Related to that was the question of what to do about relays. I’d thought about wiring up my own, but it’s not simply a matter of driving them off the Arduino pins, as the current draw exceeds the pin rating (the most efficient uses 40 mA, just at the limit, and some use 71 mA or even 90 mA per relay). So I went back to thinking about relay shields.

The seed V1 relay shield needs to be the top of the stack, which wouldn’t be a problem as it has its own power jack and needs Vin isolated also. But I was concerned about that external power: they deleted it from the V2 shield and removed all text from their wiki about the V1 shield, and that, coupled with my seeed motor shield’s failure, didn’t leave me feeling good about it.

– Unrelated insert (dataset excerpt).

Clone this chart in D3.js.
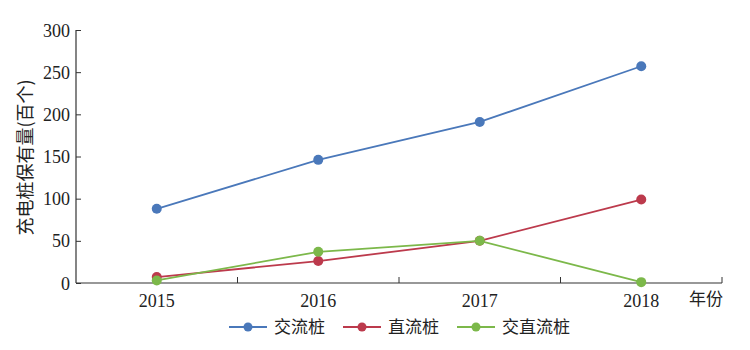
<!DOCTYPE html>
<html>
<head>
<meta charset="utf-8">
<script src="https://cdn.jsdelivr.net/npm/d3@7"></script>
<style>
  body { margin: 0; background: #fff; }
  text { fill: #333; }
</style>
</head>
<body>
<svg id="chart" width="750" height="350"></svg>
<script>
// data
const years = ["2015", "2016", "2017", "2018"]
const acPiles = [88, 146, 191, 257]
const dcPiles = [7, 26, 50, 99]
const acdcPiles = [3, 37, 50, 1]
const seriesNames = ["交流桩", "直流桩", "交直流桩"]
const seriesColors = ["#4a78ba", "#bc3a4c", "#7cb84a"]
const yTicks = [0, 50, 100, 150, 200, 250, 300]

const series = [acPiles, dcPiles, acdcPiles].map((vals, i) => ({
  name: seriesNames[i],
  color: seriesColors[i],
  values: vals.map((v, j) => ({year: years[j], value: v}))
}))

const svg = d3.select("#chart")
const plotLeft = 76, plotRight = 722, plotTop = 30, plotBottom = 283
const serif = "'Liberation Serif', 'DejaVu Serif', serif"
const cjk = "'Noto Sans CJK SC', sans-serif"

const x = d3.scaleBand().domain(years).range([plotLeft, plotRight])
const y = d3.scaleLinear().domain([0, 300]).range([plotBottom, plotTop])

// y axis, ticks pointing inward
const yAxis = svg.append("g")
  .attr("transform", `translate(${plotLeft},0)`)
  .call(d3.axisRight(y).tickValues(yTicks).tickSize(5).tickFormat(d3.format("d")))
yAxis.select(".domain").attr("stroke", "#333").attr("stroke-width", 1.2).attr("d", `M0,${plotTop}V${plotBottom}`)
yAxis.selectAll(".tick line").attr("stroke", "#333")
yAxis.selectAll(".tick text")
  .attr("x", -6).attr("dy", "0.34em").attr("text-anchor", "end")
  .style("font-family", serif).style("font-size", "18px").style("fill", "#222")

// x axis: ticks at band boundaries, pointing up
const xg = svg.append("g").attr("transform", `translate(0,${plotBottom})`)
xg.append("line").attr("x1", plotLeft).attr("x2", plotRight).attr("stroke", "#333").attr("stroke-width", 1.2)
const bounds = years.map(d => x(d) + x.bandwidth())
xg.selectAll(".btick").data(bounds).join("line")
  .attr("class", "btick")
  .attr("x1", d => d).attr("x2", d => d)
  .attr("y1", 0).attr("y2", -6)
  .attr("stroke", "#333")
xg.selectAll(".xlab").data(years).join("text")
  .attr("class", "xlab")
  .attr("x", d => x(d) + x.bandwidth() / 2)
  .attr("y", 24)
  .attr("text-anchor", "middle")
  .style("font-family", serif).style("font-size", "18px").style("fill", "#222")
  .text(d => d)
xg.append("text")
  .attr("x", 706).attr("y", 22)
  .attr("text-anchor", "middle")
  .style("font-family", cjk).style("font-size", "17px").style("fill", "#222")
  .text("年份")

// y title
svg.append("text")
  .attr("transform", `translate(32,${(plotTop + plotBottom) / 2 + 1}) rotate(-90)`)
  .attr("text-anchor", "middle")
  .style("font-family", cjk).style("font-size", "18px").style("fill", "#222")
  .text("充电桩保有量(百个)")

// lines and markers
const line = d3.line()
  .x(d => x(d.year) + x.bandwidth() / 2)
  .y(d => y(d.value))

const sg = svg.selectAll(".series").data(series).join("g").attr("class", "series")
sg.append("path")
  .attr("fill", "none")
  .attr("stroke", d => d.color)
  .attr("stroke-width", 1.8)
  .attr("d", d => line(d.values))
sg.selectAll("circle").data(d => d.values.map(v => ({...v, color: d.color}))).join("circle")
  .attr("cx", d => x(d.year) + x.bandwidth() / 2)
  .attr("cy", d => y(d.value))
  .attr("r", 5)
  .attr("fill", d => d.color)

// legend
const legendX = [229, 343, 457]
const lg = svg.selectAll(".legend").data(series).join("g")
  .attr("class", "legend")
  .attr("transform", (d, i) => `translate(${legendX[i]},327)`)
lg.append("line").attr("x1", 0).attr("x2", 38).attr("stroke", d => d.color).attr("stroke-width", 1.8)
lg.append("circle").attr("cx", 19).attr("r", 4.5).attr("fill", d => d.color)
lg.append("text")
  .attr("x", 45).attr("y", 6)
  .style("font-family", cjk).style("font-size", "17px").style("fill", "#222")
  .text(d => d.name)
</script>
</body>
</html>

Their V2 shield was also problematic. Although it’s nicely designed, with a plastic shield on the bottom to prevent other devices from inadvertent contact with pins on the circuit board, and it has good screw terminals, it’s missing one crucial element: the external power jack. It must piggy-back off the Arduino’s supply. And it’s using the inefficient relays, meaning with all four thrown it’s going to pull 284 mA of power (about half the capacity of a typical supply I’d use), and it uses a 5V relay, which means it will be converting my 12V supply to 5V on the Arduino, stressing the voltage regulator chip there, although, to be fair, probably within spec.

The regulator should be able to handle 284 mA in addition to perhaps 100 mA from the Arduino’s chip, as it’s rated to 800 mA, although I don’t know if there are other board limits (this does presuppose I can drive the motor shield from an external source, as it could easily be drawing 300 mA or more when running two trains. While all of that could, in theory, be powered via the Arduino’s regulator, it’s never a good idea to cut that close to the limits of electronic components.

All this had me thinking about the DFRobot Relay shield (their V2 model). It wouldn’t have worked with the Seeed motor shield (pin conflict, which I could have worked around assuming DFRobot’s pin-remapping worked), but it doesn’t have any pin conflict with the Ardumoto (or any of the ones using the same pins, like Rugged Circuits).

The documentation implied it used the more power efficient relays, and it has external screw terminals for a 9V power supply for them. The latter is likely to be required, as mine arrived equipped with different, and very inefficient, relays (90 mA each, so 360 mA when all four are active). One problem is that mounted directly above the Mega, it’s long enough to block use of pins 22 to 53 across the end of the board, so I’ll need to mount it atop the motor shield to ensure room to wire my signals to those pins. And that makes me wonder about mounting it above an Ardumoto. It appears from their wiki that it only takes relay power from the input, and still needs the 5V supply from the Arduino to operate.

So that’s the new plan: Mega 2560 R3, Rugged Motor Shield above that, and DFRobot Relay shield above that. Three power supplies (9V to the Arduino, 9V to the Relay Shield relays, and 12V to the motor shield motors). Plus a separate 12V supply for the IR LEDs driving the sensors (I’ll likely use the same one for that as I use for building lighting). I ordered the necessary parts, and the DFRobot shield has arrived (two days from Shenzen China!), but the Rugged Circuits gear is at the tender mercy of the USPS, which appears to be taking its sweet time about delivering it (nice that I can get stuff from China faster than from halfway across the U.S.).